WILLIAMSBURG - Doug and Linda Hilling have four children - but every summer their family expands by one when a Fresh Air Fund child from New York City comes to stay with them.

Dayquan Love-Moore, 15, whose nickname is "Day-Day," has joined the Williamsburg family each year for the past eight years.

Dayquan ends up with four siblings for the summer - Jamie, Erin, Jericho and Vlad. Linda Hilling said he is especially close to Jericho, who is about six months older.

Article Photos

Courtesy photo

(From left to right) Vlad Hilling, Jericho Hilling and Dayquan Love-Moore stand together during a summer visit through the Fresh Air Fund program.

Through the Fresh Air Fund program, children from low-income city communities are matched with host families in more rural areas. Since 1877, the program has provided vacations to more than 1.7 million New York City children.

Kathleen Bickel, the local Fresh Air chairwoman, said 46 children will visit central Pennsylvania this summer. There are three trips planned- July 2-16, July 18-30 and July 31-Aug. 10.

The visiting children are able to stay longer than two weeks if their host family reinvites them, Bickel said.

"Some kids may come for the first trip and stay until the third," Bickel said.

She said there aren't a lot of requirements for host families, although they must undergo a thorough background check.

Bickel said the host family completes an application that tells a little about their family and then they are interviewed prior to being matched up with a child from New York.

"I think the kids come and build such a relationship with the host family and their children," Bickel said. "There ends up being a special attachment."

In her experience as a host, Bickel said the family feels just as blessed as the child.

"My son got to learn a lot about the different cultures of a city child," she said. "It also really made him appreciate what he had."

Linda Hilling said she became interested in the Fresh Air Fund program after she became good friends with a little girl hosted by her neighbors when she was younger. She then later called the program and requested a visit from a boy who was around Jericho's age.

"He used to be little and now I have to look up at him," Hilling said of the changes she has seen in Dayquan.

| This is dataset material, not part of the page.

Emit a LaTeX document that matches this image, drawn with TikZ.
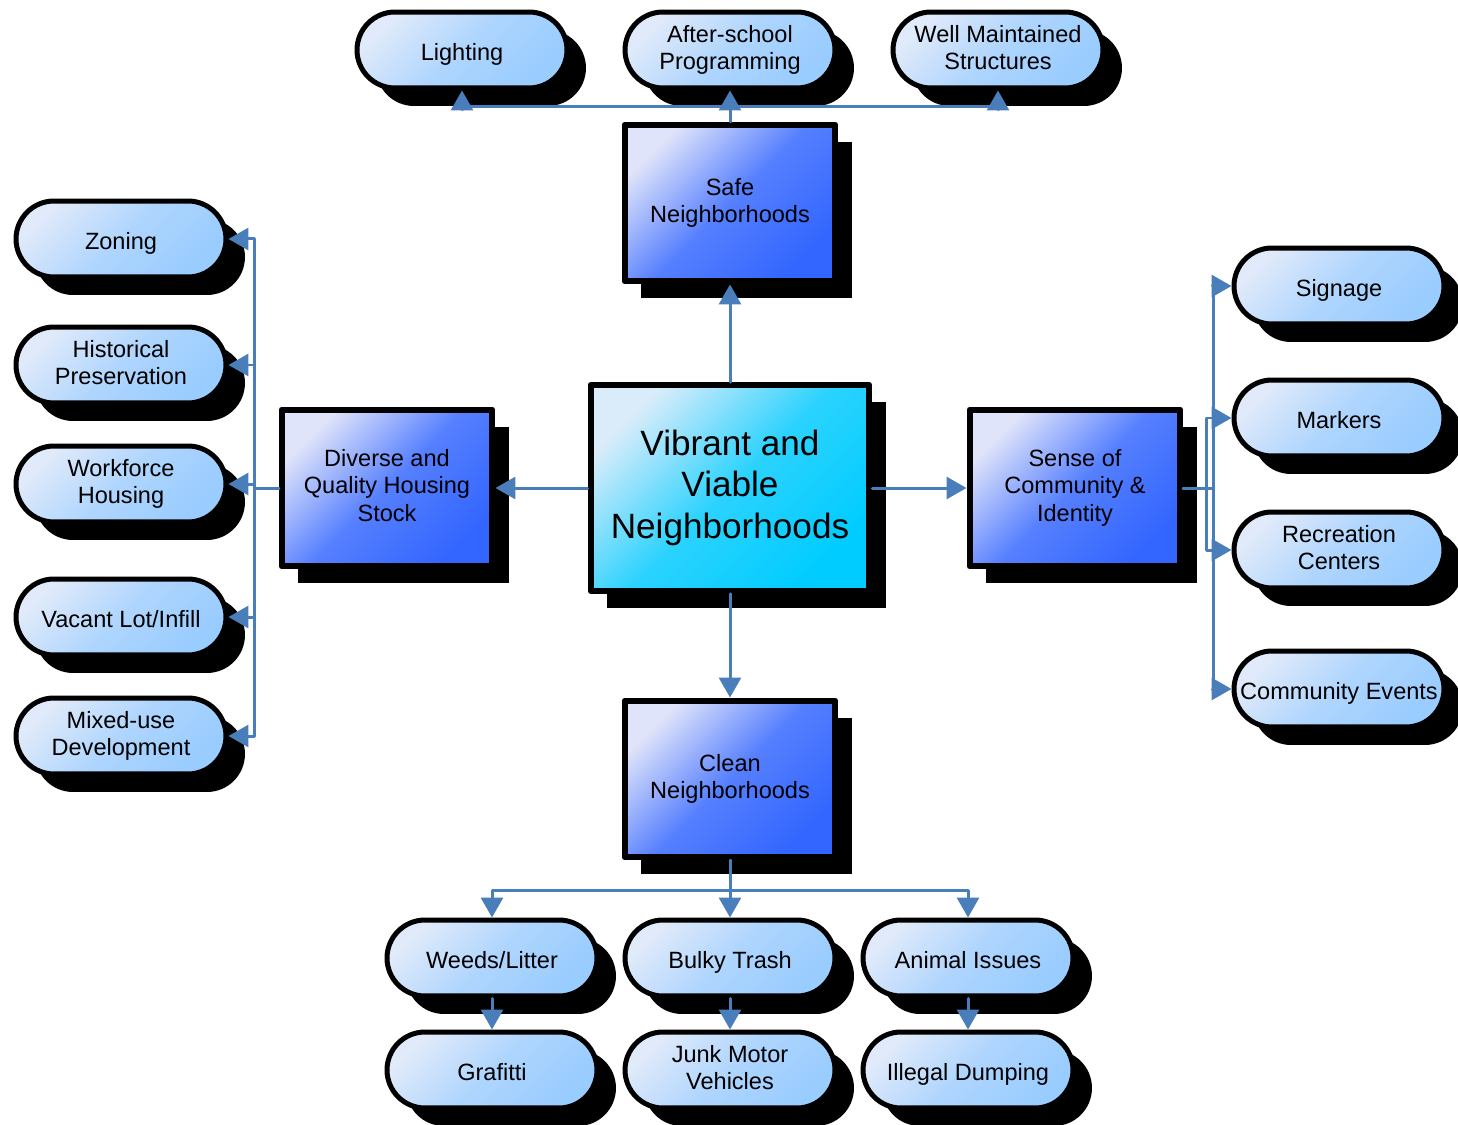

She said her husband, Doug, has encouraged Dayquan to attend college and has talked to him about the benefits of an education. She said she thinks Dayquan appreciates the male guidance and advice her husband has provided, because he and his two sisters were raised by a single mother.

"It's good to have another family that loves you and looks out for you," she said.

Hilling described hosting a child as an eye-opening experience. "It's a different way of life for him, and it's good for our children to see how families are different."

"City living is very different from rural living," she said, adding that her family has learned from Dayquan as much as he has learned from them. She said, for example, that Dayquan uses his bike in New York for transportation, whereas her children use a bike mostly for fun.

Hilling said during his first visit, Dayquan was scared to death and very quiet, but now he makes himself at home and heads straight for the pantry as soon as he arrives each summer.

She said he likes to ride bikes, play video games, go to baseball games and go out to eat. He has also learned to swim and fish over the years he has stayed with them.

He enjoys hanging out with Jericho and his baseball team members, and was the bat boy for Jericho's Little League All Star Team during one of his stays. The team won a trophy and made sure Dayquan received one as well.

"We didn't realize it was his first team experience," Hilling said. "He slept with the trophy every night, and it was the first thing he packed to take home with him."

Hilling described Dayquan as very funny and genuinely easy to like. He entertains the family with his New York City dance moves, she said, and laughs at the way people in this area dance.

"He has the best laugh ever," she said. "It makes you want to laugh with him."

When asked why she decided to become a host, Hilling said she and her family were looking for a way to give back.

"But what you get in return is so much more," she said. "You get another person who is part of your family and part of your life."